The more relevant analytical question is what conditions would need to prevail for that 30% return to materialise. Oil prices would need to stabilise or decline from current levels, removing the inflationary and consumer spending pressure that is currently weighing on economic growth expectations. The Federal Reserve would need to maintain or modestly ease policy without triggering a recession. Tariff policy uncertainty would need to resolve in a direction that clarifies rather than complicates corporate planning horizons. Geopolitical developments would need to avoid further escalation. Each of these conditions is plausible individually; their simultaneous realisation is considerably less certain.
Risks to Consider
Stagflation risk — the combination of slowing growth and persistent inflation — is the most challenging macroeconomic environment for equity investors and the scenario that oil price dynamics most directly threaten. If oil prices remain elevated and consumer spending weakens simultaneously, the Federal Reserve faces a policy dilemma with no good options: tightening to contain inflation risks accelerating a growth slowdown, while easing to support growth risks entrenching inflationary expectations.
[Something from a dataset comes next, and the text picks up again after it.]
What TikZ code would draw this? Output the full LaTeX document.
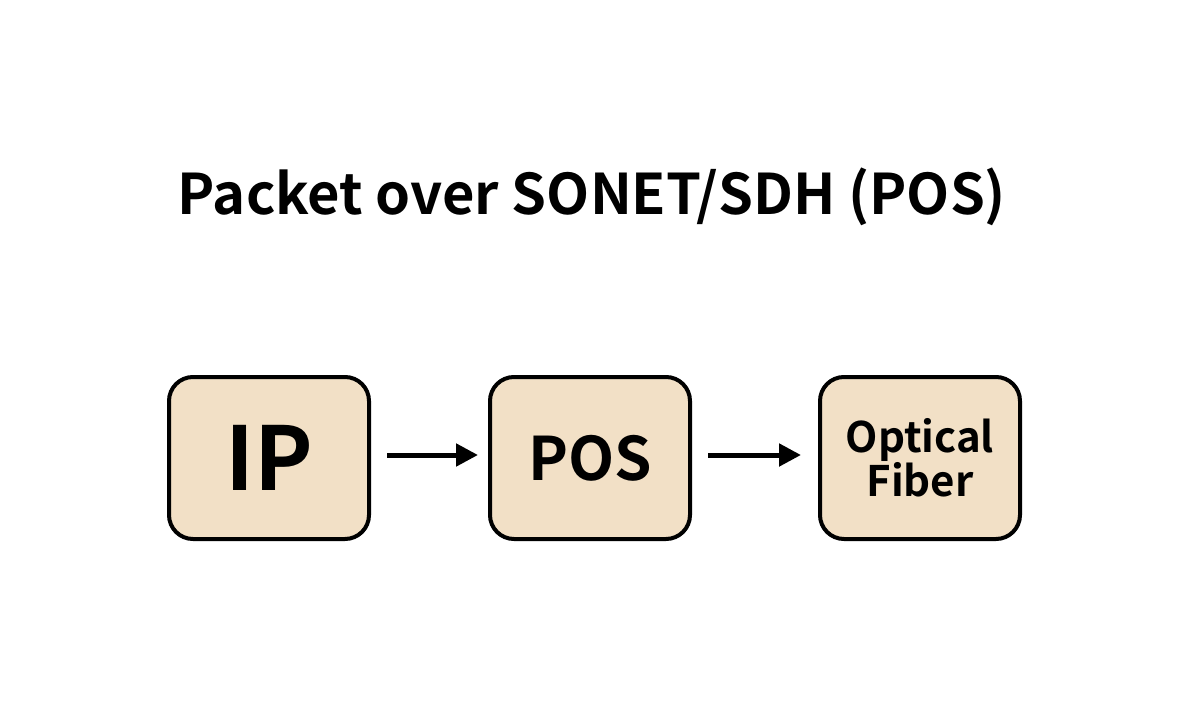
\documentclass[tikz,border=0pt]{standalone}
\usepackage{fontspec}
\setmainfont{Noto Sans CJK SC}[BoldFont={* Bold}]
\usetikzlibrary{arrows.meta}
\definecolor{boxfill}{HTML}{F2E0C6}
\tikzset{x=1pt,y=-1pt,
 blk/.style={draw=black,line width=4pt,fill=boxfill,rounded corners=24pt,minimum width=200pt,minimum height=162pt,inner sep=0pt,align=center,font=\bfseries},
 conn/.style={line width=5pt,-{Triangle[length=22pt,width=22pt]}}}
\begin{document}
\begin{tikzpicture}
\useasboundingbox (0,0) rectangle (1200,712);
\node[font=\bfseries\fontsize{56}{60}\selectfont] (title) at (592,197) {Packet over SONET/SDH (POS)};
\node[blk,font=\bfseries\fontsize{88}{90}\selectfont] (ip) at (269,458) {IP};
\node[blk,font=\bfseries\fontsize{60}{62}\selectfont] (pos) at (590,458) {POS};
\node[blk,font=\bfseries\fontsize{42}{42}\selectfont] (of) at (920,458) {Optical\\Fiber};
\draw[conn] ([xshift=16pt]ip.east|-0,455) -- ([xshift=-10pt]pos.west|-0,455);
\draw[conn] ([xshift=16pt]pos.east|-0,455) -- ([xshift=-17pt]of.west|-0,455);
\end{tikzpicture}
\end{document}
Correction deepening risk is technically present as long as the S&P 500 remains below its January high. At 6.7% below that high, the index requires only a further 3.3% decline to enter formal correction territory — a threshold that historically attracts algorithmic selling, margin calls, and sentiment deterioration that can accelerate declines beyond what fundamental deterioration alone would produce.
Earnings revision risk accompanies every oil price shock. Corporate earnings estimates embedded in current equity valuations have not yet fully incorporated the margin compression implications of a 50%+ oil price surge across transportation, manufacturing, consumer discretionary, and other energy-intensive sectors. As earnings revision cycles work through sell-side models, consensus expectations are likely to be revised downward in ways that pressure valuations.
Looking Ahead: What the Rest of the Year Requires
The path from Q1’s 4.6% decline to Wall Street’s implied 30% full-year recovery is not impossible — but it is narrow, and it requires conditions that are not yet in place.
Oil price stabilisation is the single most important near-term variable. An oil price that has risen 50%+ in a month and shows no signs of demand-driven correction needs either supply-side resolution of the underlying geopolitical driver or demand destruction significant enough to cap prices — neither of which is a comfortable economic outcome.
Federal Reserve communication over the coming weeks will be critical for setting expectations about the interest rate path in an environment of re-accelerating energy inflation. A central bank that signals extended higher-for-longer rates in response to oil-driven inflation will weigh on equity valuations; one that looks through energy price spikes as transitory will provide more supportive conditions for the recovery that consensus price targets imply.
And the geopolitical backdrop — which drove both the oil price surge and the equity market deterioration — requires monitoring as a primary, not secondary, market driver for the foreseeable future. Markets that are moving on geopolitical news flow are markets in which fundamental analysis provides incomplete guidance, and investors who anchor too firmly to pre-shock valuation frameworks risk misreading the environment in which they are operating.
Tuesday was a good day. The quarter it closed was not. The honest task now is understanding which of those two data points is the better guide to what comes next.